§ WHAT IS NEEDED: All lines from the beginning of the listing through the line with "6, sideY: -5" are to be copied word for word; the pictures are not.

§ DATA SEGMENT:
┄┄┄┄┄┄┄┄┄┄┄┄┄┄┄┄┄┄┄┄

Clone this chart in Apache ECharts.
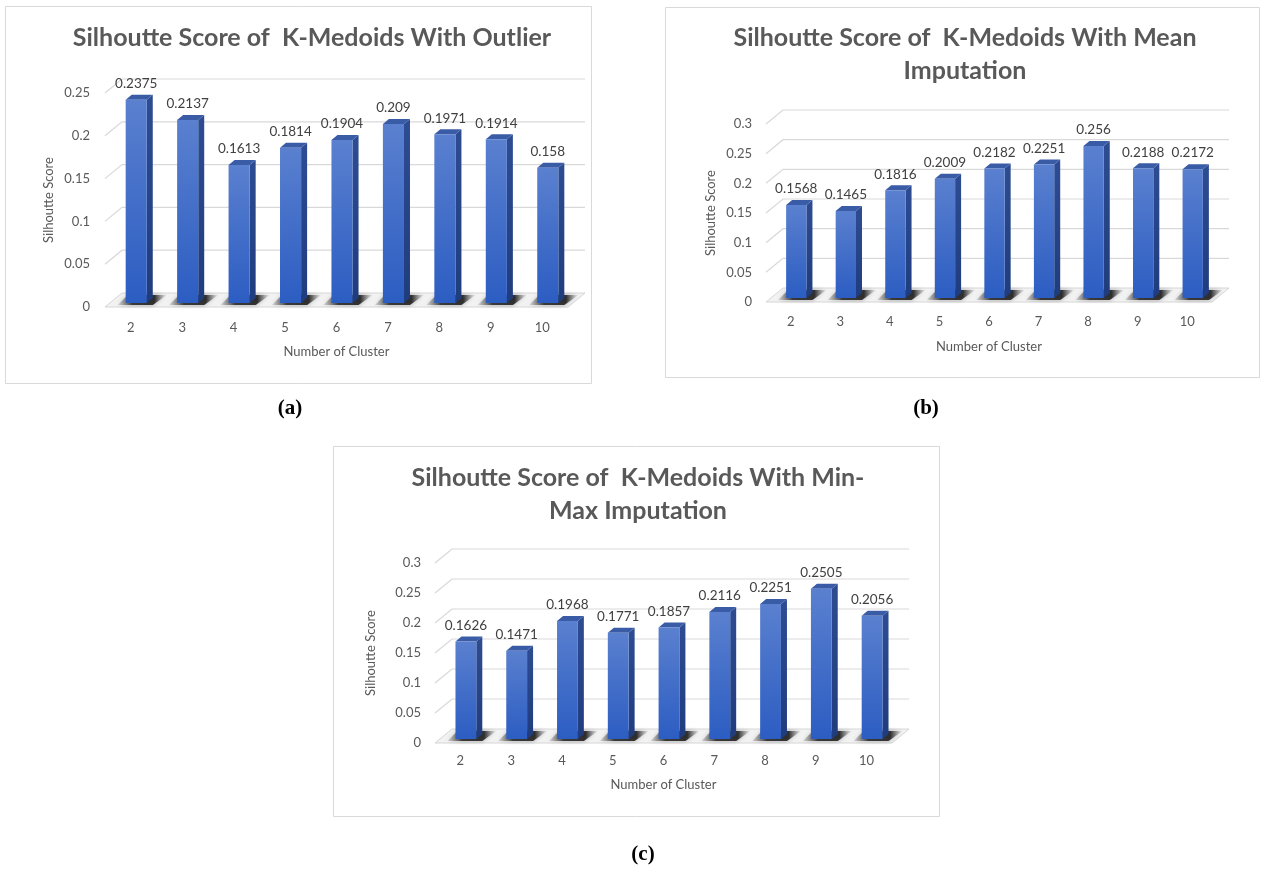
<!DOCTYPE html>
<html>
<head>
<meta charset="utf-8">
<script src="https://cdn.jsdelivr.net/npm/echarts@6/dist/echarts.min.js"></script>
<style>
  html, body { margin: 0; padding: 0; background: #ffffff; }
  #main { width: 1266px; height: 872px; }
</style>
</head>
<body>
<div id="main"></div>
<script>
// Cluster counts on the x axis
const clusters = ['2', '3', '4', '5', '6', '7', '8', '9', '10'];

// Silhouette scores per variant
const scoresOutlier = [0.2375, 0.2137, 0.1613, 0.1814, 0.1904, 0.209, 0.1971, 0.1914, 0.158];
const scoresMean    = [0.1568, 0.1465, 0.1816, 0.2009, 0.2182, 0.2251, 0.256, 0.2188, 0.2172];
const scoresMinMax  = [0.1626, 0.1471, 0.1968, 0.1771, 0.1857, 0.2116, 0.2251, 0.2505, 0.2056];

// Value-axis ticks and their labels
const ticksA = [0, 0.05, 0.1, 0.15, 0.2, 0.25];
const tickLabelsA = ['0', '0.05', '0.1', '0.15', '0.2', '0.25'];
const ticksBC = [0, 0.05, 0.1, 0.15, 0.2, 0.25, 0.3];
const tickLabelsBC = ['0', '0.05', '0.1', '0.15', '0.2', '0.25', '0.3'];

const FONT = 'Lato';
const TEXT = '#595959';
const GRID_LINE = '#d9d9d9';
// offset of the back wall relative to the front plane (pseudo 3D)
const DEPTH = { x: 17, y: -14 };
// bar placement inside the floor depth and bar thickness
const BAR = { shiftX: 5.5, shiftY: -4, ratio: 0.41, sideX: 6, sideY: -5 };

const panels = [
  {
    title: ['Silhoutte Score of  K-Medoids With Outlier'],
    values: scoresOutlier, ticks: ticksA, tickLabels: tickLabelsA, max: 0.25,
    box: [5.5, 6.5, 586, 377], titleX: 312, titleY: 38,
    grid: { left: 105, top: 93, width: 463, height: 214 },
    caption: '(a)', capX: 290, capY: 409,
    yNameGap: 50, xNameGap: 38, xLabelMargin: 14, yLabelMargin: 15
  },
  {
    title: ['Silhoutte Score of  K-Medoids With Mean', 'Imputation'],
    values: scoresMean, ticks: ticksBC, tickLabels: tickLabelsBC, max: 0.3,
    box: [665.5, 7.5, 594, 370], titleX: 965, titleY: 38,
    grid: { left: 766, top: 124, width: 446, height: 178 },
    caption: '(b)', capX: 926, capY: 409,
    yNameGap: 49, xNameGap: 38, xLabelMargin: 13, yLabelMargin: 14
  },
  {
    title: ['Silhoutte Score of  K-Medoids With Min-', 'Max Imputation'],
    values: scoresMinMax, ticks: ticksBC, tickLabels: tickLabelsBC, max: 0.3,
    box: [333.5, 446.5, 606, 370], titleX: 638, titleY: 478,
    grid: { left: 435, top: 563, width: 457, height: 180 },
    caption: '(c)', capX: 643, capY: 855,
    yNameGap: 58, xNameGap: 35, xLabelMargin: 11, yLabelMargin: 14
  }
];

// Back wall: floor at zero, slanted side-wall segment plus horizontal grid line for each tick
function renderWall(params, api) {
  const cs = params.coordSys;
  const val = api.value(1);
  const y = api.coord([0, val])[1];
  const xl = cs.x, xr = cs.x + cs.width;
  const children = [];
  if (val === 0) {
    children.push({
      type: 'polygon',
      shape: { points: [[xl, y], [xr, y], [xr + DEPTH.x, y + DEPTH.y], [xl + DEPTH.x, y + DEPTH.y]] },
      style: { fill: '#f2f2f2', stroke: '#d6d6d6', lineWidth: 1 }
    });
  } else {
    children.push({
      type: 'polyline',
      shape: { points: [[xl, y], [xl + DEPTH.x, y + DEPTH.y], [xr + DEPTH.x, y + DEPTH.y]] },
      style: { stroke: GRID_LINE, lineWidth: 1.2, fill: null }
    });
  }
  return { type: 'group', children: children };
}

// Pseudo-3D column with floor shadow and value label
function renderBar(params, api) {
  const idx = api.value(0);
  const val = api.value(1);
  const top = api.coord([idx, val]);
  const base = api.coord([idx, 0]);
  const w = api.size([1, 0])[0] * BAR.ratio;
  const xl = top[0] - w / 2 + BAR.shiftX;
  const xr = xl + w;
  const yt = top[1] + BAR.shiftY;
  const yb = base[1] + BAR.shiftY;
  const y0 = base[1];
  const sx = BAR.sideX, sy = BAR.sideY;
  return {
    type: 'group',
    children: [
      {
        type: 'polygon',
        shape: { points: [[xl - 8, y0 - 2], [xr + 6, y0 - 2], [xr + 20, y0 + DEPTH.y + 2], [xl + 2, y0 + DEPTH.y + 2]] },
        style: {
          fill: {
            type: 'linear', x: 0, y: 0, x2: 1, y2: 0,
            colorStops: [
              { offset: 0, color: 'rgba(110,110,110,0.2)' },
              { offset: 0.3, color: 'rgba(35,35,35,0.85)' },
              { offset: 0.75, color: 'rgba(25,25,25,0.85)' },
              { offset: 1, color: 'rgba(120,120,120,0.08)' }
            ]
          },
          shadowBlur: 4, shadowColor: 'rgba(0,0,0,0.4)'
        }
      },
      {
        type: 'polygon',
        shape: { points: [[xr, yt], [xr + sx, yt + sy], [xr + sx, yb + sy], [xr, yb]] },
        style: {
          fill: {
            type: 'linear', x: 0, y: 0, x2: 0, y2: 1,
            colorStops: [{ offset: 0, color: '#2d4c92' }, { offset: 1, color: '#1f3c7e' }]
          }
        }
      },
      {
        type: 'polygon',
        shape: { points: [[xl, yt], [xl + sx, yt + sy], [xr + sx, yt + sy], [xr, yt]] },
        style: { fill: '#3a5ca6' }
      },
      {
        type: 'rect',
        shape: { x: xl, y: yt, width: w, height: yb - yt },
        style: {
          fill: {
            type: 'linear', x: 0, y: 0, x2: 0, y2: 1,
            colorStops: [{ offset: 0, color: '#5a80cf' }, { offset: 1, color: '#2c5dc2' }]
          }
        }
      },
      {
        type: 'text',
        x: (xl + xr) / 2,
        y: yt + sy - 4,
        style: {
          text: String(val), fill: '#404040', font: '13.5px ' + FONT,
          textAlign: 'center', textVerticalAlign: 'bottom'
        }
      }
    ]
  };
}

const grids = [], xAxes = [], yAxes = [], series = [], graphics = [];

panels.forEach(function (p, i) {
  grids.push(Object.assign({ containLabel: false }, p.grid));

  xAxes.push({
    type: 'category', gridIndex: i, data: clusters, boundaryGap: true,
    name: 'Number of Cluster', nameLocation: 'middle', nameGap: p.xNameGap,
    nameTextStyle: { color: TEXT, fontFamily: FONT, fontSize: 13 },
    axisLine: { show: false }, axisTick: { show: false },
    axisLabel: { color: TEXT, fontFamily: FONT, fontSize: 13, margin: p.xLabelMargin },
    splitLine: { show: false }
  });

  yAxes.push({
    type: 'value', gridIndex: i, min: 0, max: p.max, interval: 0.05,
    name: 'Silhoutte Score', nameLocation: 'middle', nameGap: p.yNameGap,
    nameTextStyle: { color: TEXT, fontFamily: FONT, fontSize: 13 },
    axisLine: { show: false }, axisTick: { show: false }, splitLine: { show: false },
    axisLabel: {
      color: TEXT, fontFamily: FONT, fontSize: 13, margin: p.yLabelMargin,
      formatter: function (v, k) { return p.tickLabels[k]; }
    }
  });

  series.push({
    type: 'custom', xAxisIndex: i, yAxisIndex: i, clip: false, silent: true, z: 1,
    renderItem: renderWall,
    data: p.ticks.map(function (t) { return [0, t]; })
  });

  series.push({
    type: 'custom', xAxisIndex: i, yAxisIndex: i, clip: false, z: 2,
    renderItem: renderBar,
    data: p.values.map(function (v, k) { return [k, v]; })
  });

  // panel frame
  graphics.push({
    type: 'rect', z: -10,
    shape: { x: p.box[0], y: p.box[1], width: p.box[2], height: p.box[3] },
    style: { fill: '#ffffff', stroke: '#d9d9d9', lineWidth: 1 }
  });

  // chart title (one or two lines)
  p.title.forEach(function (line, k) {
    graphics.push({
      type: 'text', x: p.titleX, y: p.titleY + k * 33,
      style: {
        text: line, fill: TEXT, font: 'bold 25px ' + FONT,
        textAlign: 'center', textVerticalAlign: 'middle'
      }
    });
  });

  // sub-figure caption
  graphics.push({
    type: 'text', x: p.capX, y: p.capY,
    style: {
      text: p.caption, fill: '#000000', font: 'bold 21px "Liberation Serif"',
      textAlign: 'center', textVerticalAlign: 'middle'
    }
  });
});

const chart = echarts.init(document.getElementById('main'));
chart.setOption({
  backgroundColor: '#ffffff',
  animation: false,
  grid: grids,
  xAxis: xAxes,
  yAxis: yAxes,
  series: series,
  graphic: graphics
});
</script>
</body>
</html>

┄┄┄┄┄┄┄┄┄┄┄┄┄┄┄┄┄┄┄┄

§ RESULT BELOW:
Clone this chart in Apache ECharts.
<!DOCTYPE html>
<html>
<head>
<meta charset="utf-8">
<script src="https://cdn.jsdelivr.net/npm/echarts@6/dist/echarts.min.js"></script>
<style>
  html, body { margin: 0; padding: 0; background: #ffffff; }
  #main { width: 1266px; height: 872px; }
</style>
</head>
<body>
<div id="main"></div>
<script>
// Cluster counts on the x axis
const clusters = ['2', '3', '4', '5', '6', '7', '8', '9', '10'];

// Silhouette scores per variant
const scoresOutlier = [0.2375, 0.2137, 0.1613, 0.1814, 0.1904, 0.209, 0.1971, 0.1914, 0.158];
const scoresMean    = [0.1568, 0.1465, 0.1816, 0.2009, 0.2182, 0.2251, 0.256, 0.2188, 0.2172];
const scoresMinMax  = [0.1626, 0.1471, 0.1968, 0.1771, 0.1857, 0.2116, 0.2251, 0.2505, 0.2056];

// Value-axis ticks and their labels
const ticksA = [0, 0.05, 0.1, 0.15, 0.2, 0.25];
const tickLabelsA = ['0', '0.05', '0.1', '0.15', '0.2', '0.25'];
const ticksBC = [0, 0.05, 0.1, 0.15, 0.2, 0.25, 0.3];
const tickLabelsBC = ['0', '0.05', '0.1', '0.15', '0.2', '0.25', '0.3'];

const FONT = 'Lato';
const TEXT = '#595959';
const GRID_LINE = '#d9d9d9';
// offset of the back wall relative to the front plane (pseudo 3D)
const DEPTH = { x: 17, y: -14 };
// bar placement inside the floor depth and bar thickness
const BAR = { shiftX: 5.5, shiftY: -4, ratio: 0.41, sideX: 6, sideY: -5 };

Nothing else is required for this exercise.